Given request:
Transcribe the material word for word, but without the images.

Source data:
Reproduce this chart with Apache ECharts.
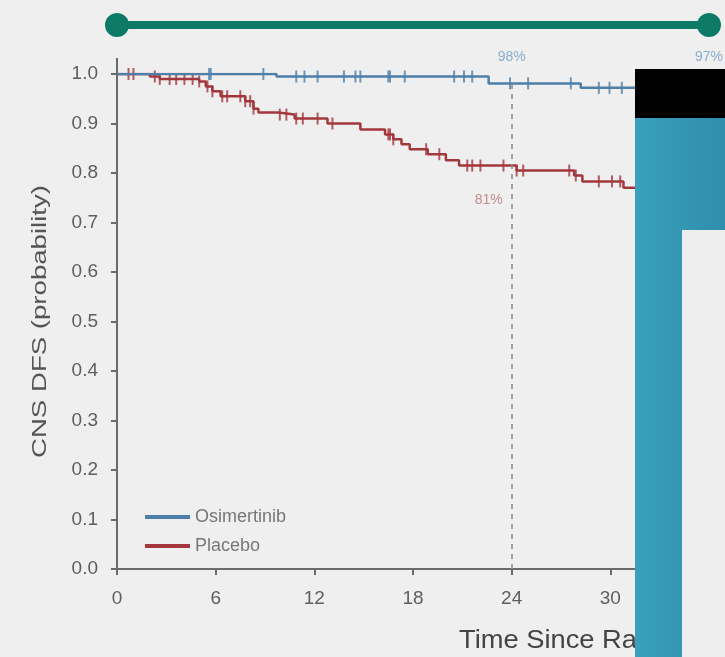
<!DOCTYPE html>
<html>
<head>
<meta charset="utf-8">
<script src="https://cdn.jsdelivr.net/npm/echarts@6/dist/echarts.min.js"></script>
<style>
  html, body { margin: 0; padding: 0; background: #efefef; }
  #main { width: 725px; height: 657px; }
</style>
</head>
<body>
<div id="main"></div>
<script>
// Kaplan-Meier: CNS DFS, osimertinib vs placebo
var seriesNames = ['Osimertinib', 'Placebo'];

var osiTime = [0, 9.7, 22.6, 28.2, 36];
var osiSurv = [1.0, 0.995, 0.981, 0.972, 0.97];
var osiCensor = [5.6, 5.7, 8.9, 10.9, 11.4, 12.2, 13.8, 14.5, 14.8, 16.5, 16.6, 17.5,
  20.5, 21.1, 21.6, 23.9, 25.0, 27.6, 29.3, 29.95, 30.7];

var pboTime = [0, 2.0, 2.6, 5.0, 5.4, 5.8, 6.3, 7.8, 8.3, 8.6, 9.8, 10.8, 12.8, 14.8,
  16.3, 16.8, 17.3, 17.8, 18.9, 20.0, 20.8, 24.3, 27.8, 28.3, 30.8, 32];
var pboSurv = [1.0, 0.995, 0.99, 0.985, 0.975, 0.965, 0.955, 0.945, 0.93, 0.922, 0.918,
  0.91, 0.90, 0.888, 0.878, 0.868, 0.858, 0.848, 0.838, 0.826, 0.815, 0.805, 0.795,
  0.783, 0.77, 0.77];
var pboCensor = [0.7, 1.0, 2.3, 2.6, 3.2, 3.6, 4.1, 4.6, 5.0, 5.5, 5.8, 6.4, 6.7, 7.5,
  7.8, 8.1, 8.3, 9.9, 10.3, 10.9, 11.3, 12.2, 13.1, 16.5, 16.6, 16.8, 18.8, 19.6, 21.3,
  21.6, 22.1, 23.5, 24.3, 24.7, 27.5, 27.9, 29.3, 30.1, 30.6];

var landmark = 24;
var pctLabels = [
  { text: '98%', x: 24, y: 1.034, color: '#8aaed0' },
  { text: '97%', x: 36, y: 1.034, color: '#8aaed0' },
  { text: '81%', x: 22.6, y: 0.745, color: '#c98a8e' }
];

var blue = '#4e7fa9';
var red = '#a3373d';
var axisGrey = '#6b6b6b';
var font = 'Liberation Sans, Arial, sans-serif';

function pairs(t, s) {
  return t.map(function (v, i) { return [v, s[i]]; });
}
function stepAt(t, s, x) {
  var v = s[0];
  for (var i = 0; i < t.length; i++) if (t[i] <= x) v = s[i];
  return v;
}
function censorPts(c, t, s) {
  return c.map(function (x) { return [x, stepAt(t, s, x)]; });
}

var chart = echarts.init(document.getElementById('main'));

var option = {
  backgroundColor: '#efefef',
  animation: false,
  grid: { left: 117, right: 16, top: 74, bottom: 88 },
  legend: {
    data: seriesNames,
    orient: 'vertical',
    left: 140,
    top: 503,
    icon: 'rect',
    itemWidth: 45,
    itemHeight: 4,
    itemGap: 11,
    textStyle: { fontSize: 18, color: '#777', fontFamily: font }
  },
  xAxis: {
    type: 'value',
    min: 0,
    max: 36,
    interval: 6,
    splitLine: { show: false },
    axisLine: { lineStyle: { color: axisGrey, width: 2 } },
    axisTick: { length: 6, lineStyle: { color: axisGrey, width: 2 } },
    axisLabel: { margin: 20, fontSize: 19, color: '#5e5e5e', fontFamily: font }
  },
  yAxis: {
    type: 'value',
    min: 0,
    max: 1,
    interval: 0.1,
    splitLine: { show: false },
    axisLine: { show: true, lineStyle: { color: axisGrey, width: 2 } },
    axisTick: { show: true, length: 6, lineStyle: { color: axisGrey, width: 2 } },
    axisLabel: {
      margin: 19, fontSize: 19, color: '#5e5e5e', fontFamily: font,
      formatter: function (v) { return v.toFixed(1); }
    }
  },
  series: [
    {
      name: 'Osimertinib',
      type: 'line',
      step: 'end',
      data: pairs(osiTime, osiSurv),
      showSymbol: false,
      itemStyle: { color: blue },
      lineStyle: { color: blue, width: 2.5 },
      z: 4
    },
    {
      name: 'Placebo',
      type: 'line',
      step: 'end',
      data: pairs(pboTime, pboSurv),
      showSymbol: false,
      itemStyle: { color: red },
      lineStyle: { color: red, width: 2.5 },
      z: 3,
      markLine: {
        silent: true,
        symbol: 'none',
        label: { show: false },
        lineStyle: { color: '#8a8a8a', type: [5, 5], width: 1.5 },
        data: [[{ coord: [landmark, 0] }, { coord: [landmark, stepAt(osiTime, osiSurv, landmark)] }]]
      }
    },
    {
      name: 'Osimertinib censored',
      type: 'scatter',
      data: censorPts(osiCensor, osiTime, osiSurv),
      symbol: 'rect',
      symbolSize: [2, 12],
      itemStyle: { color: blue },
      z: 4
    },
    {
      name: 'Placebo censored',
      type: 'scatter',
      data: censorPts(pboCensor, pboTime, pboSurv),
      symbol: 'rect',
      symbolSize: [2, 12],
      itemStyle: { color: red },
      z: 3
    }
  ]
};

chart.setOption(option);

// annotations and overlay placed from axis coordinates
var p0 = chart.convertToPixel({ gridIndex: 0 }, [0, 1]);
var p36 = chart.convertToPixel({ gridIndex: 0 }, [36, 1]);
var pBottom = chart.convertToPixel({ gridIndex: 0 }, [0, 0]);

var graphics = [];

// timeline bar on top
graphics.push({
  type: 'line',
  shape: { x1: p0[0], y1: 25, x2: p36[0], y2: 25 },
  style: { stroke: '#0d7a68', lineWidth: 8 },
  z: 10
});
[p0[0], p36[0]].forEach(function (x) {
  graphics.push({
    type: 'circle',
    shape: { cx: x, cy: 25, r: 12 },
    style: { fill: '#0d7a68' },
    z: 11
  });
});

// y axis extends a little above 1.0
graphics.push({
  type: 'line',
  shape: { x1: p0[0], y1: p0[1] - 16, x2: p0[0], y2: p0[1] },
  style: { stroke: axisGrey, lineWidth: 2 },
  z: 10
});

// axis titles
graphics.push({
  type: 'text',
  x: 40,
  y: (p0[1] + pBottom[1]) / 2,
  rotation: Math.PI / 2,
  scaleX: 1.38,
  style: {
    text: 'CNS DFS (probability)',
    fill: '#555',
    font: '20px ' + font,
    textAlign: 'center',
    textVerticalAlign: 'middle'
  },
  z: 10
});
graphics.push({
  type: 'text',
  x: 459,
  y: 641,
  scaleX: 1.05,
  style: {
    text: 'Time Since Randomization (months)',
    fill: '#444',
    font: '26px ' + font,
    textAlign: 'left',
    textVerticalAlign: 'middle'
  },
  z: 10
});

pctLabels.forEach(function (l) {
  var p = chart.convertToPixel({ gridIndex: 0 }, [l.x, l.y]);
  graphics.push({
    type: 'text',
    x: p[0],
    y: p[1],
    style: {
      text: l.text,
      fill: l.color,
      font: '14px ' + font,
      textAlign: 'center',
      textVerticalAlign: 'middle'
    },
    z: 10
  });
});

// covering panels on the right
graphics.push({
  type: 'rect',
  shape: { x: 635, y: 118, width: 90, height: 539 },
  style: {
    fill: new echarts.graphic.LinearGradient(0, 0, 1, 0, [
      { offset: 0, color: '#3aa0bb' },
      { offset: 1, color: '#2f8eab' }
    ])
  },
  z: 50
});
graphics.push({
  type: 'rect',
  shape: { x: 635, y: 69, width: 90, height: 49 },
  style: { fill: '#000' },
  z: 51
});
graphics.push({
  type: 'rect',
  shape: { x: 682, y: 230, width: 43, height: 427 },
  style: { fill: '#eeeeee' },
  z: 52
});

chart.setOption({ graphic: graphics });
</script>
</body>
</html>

Full answer:
Reproduce this chart with Apache ECharts.
<!DOCTYPE html>
<html>
<head>
<meta charset="utf-8">
<script src="https://cdn.jsdelivr.net/npm/echarts@6/dist/echarts.min.js"></script>
<style>
  html, body { margin: 0; padding: 0; background: #efefef; }
  #main { width: 725px; height: 657px; }
</style>
</head>
<body>
<div id="main"></div>
<script>
// Kaplan-Meier: CNS DFS, osimertinib vs placebo
var seriesNames = ['Osimertinib', 'Placebo'];

var osiTime = [0, 9.7, 22.6, 28.2, 36];
var osiSurv = [1.0, 0.995, 0.981, 0.972, 0.97];
var osiCensor = [5.6, 5.7, 8.9, 10.9, 11.4, 12.2, 13.8, 14.5, 14.8, 16.5, 16.6, 17.5,
  20.5, 21.1, 21.6, 23.9, 25.0, 27.6, 29.3, 29.95, 30.7];

var pboTime = [0, 2.0, 2.6, 5.0, 5.4, 5.8, 6.3, 7.8, 8.3, 8.6, 9.8, 10.8, 12.8, 14.8,
  16.3, 16.8, 17.3, 17.8, 18.9, 20.0, 20.8, 24.3, 27.8, 28.3, 30.8, 32];
var pboSurv = [1.0, 0.995, 0.99, 0.985, 0.975, 0.965, 0.955, 0.945, 0.93, 0.922, 0.918,
  0.91, 0.90, 0.888, 0.878, 0.868, 0.858, 0.848, 0.838, 0.826, 0.815, 0.805, 0.795,
  0.783, 0.77, 0.77];
var pboCensor = [0.7, 1.0, 2.3, 2.6, 3.2, 3.6, 4.1, 4.6, 5.0, 5.5, 5.8, 6.4, 6.7, 7.5,
  7.8, 8.1, 8.3, 9.9, 10.3, 10.9, 11.3, 12.2, 13.1, 16.5, 16.6, 16.8, 18.8, 19.6, 21.3,
  21.6, 22.1, 23.5, 24.3, 24.7, 27.5, 27.9, 29.3, 30.1, 30.6];

var landmark = 24;
var pctLabels = [
  { text: '98%', x: 24, y: 1.034, color: '#8aaed0' },
  { text: '97%', x: 36, y: 1.034, color: '#8aaed0' },
  { text: '81%', x: 22.6, y: 0.745, color: '#c98a8e' }
];

var blue = '#4e7fa9';
var red = '#a3373d';
var axisGrey = '#6b6b6b';
var font = 'Liberation Sans, Arial, sans-serif';

function pairs(t, s) {
  return t.map(function (v, i) { return [v, s[i]]; });
}
function stepAt(t, s, x) {
  var v = s[0];
  for (var i = 0; i < t.length; i++) if (t[i] <= x) v = s[i];
  return v;
}
function censorPts(c, t, s) {
  return c.map(function (x) { return [x, stepAt(t, s, x)]; });
}

var chart = echarts.init(document.getElementById('main'));

var option = {
  backgroundColor: '#efefef',
  animation: false,
  grid: { left: 117, right: 16, top: 74, bottom: 88 },
  legend: {
    data: seriesNames,
    orient: 'vertical',
    left: 140,
    top: 503,
    icon: 'rect',
    itemWidth: 45,
    itemHeight: 4,
    itemGap: 11,
    textStyle: { fontSize: 18, color: '#777', fontFamily: font }
  },
  xAxis: {
    type: 'value',
    min: 0,
    max: 36,
    interval: 6,
    splitLine: { show: false },
    axisLine: { lineStyle: { color: axisGrey, width: 2 } },
    axisTick: { length: 6, lineStyle: { color: axisGrey, width: 2 } },
    axisLabel: { margin: 20, fontSize: 19, color: '#5e5e5e', fontFamily: font }
  },
  yAxis: {
    type: 'value',
    min: 0,
    max: 1,
    interval: 0.1,
    splitLine: { show: false },
    axisLine: { show: true, lineStyle: { color: axisGrey, width: 2 } },
    axisTick: { show: true, length: 6, lineStyle: { color: axisGrey, width: 2 } },
    axisLabel: {
      margin: 19, fontSize: 19, color: '#5e5e5e', fontFamily: font,
      formatter: function (v) { return v.toFixed(1); }
    }
  },
  series: [
    {
      name: 'Osimertinib',
      type: 'line',
      step: 'end',
      data: pairs(osiTime, osiSurv),
      showSymbol: false,
      itemStyle: { color: blue },
      lineStyle: { color: blue, width: 2.5 },
      z: 4
    },
    {
      name: 'Placebo',
      type: 'line',
      step: 'end',
      data: pairs(pboTime, pboSurv),
      showSymbol: false,
      itemStyle: { color: red },
      lineStyle: { color: red, width: 2.5 },
      z: 3,
      markLine: {
        silent: true,
        symbol: 'none',
        label: { show: false },
        lineStyle: { color: '#8a8a8a', type: [5, 5], width: 1.5 },
        data: [[{ coord: [landmark, 0] }, { coord: [landmark, stepAt(osiTime, osiSurv, landmark)] }]]
      }
    },
    {
      name: 'Osimertinib censored',
      type: 'scatter',
      data: censorPts(osiCensor, osiTime, osiSurv),
      symbol: 'rect',
      symbolSize: [2, 12],
      itemStyle: { color: blue },
      z: 4
    },
    {
      name: 'Placebo censored',
      type: 'scatter',
      data: censorPts(pboCensor, pboTime, pboSurv),
      symbol: 'rect',
      symbolSize: [2, 12],
      itemStyle: { color: red },
      z: 3
    }
  ]
};

chart.setOption(option);

// annotations and overlay placed from axis coordinates
var p0 = chart.convertToPixel({ gridIndex: 0 }, [0, 1]);
var p36 = chart.convertToPixel({ gridIndex: 0 }, [36, 1]);
var pBottom = chart.convertToPixel({ gridIndex: 0 }, [0, 0]);

var graphics = [];

// timeline bar on top
graphics.push({
  type: 'line',
  shape: { x1: p0[0], y1: 25, x2: p36[0], y2: 25 },
  style: { stroke: '#0d7a68', lineWidth: 8 },
  z: 10
});
[p0[0], p36[0]].forEach(function (x) {
  graphics.push({
    type: 'circle',
    shape: { cx: x, cy: 25, r: 12 },
    style: { fill: '#0d7a68' },
    z: 11
  });
});

// y axis extends a little above 1.0
graphics.push({
  type: 'line',
  shape: { x1: p0[0], y1: p0[1] - 16, x2: p0[0], y2: p0[1] },
  style: { stroke: axisGrey, lineWidth: 2 },
  z: 10
});

// axis titles
graphics.push({
  type: 'text',
  x: 40,
  y: (p0[1] + pBottom[1]) / 2,
  rotation: Math.PI / 2,
  scaleX: 1.38,
  style: {
    text: 'CNS DFS (probability)',
    fill: '#555',
    font: '20px ' + font,
    textAlign: 'center',
    textVerticalAlign: 'middle'
  },
  z: 10
});
graphics.push({
  type: 'text',
  x: 459,
  y: 641,
  scaleX: 1.05,
  style: {
    text: 'Time Since Randomization (months)',
    fill: '#444',
    font: '26px ' + font,
    textAlign: 'left',
    textVerticalAlign: 'middle'
  },
  z: 10
});

pctLabels.forEach(function (l) {
  var p = chart.convertToPixel({ gridIndex: 0 }, [l.x, l.y]);
  graphics.push({
    type: 'text',
    x: p[0],
    y: p[1],
    style: {
      text: l.text,
      fill: l.color,
      font: '14px ' + font,
      textAlign: 'center',
      textVerticalAlign: 'middle'
    },
    z: 10
  });
});

// covering panels on the right
graphics.push({
  type: 'rect',
  shape: { x: 635, y: 118, width: 90, height: 539 },
  style: {
    fill: new echarts.graphic.LinearGradient(0, 0, 1, 0, [
      { offset: 0, color: '#3aa0bb' },
      { offset: 1, color: '#2f8eab' }
    ])
  },
  z: 50
});
graphics.push({
  type: 'rect',
  shape: { x: 635, y: 69, width: 90, height: 49 },
  style: { fill: '#000' },
  z: 51
});
graphics.push({
  type: 'rect',
  shape: { x: 682, y: 230, width: 43, height: 427 },
  style: { fill: '#eeeeee' },
  z: 52
});

chart.setOption({ graphic: graphics });
</script>
</body>
</html>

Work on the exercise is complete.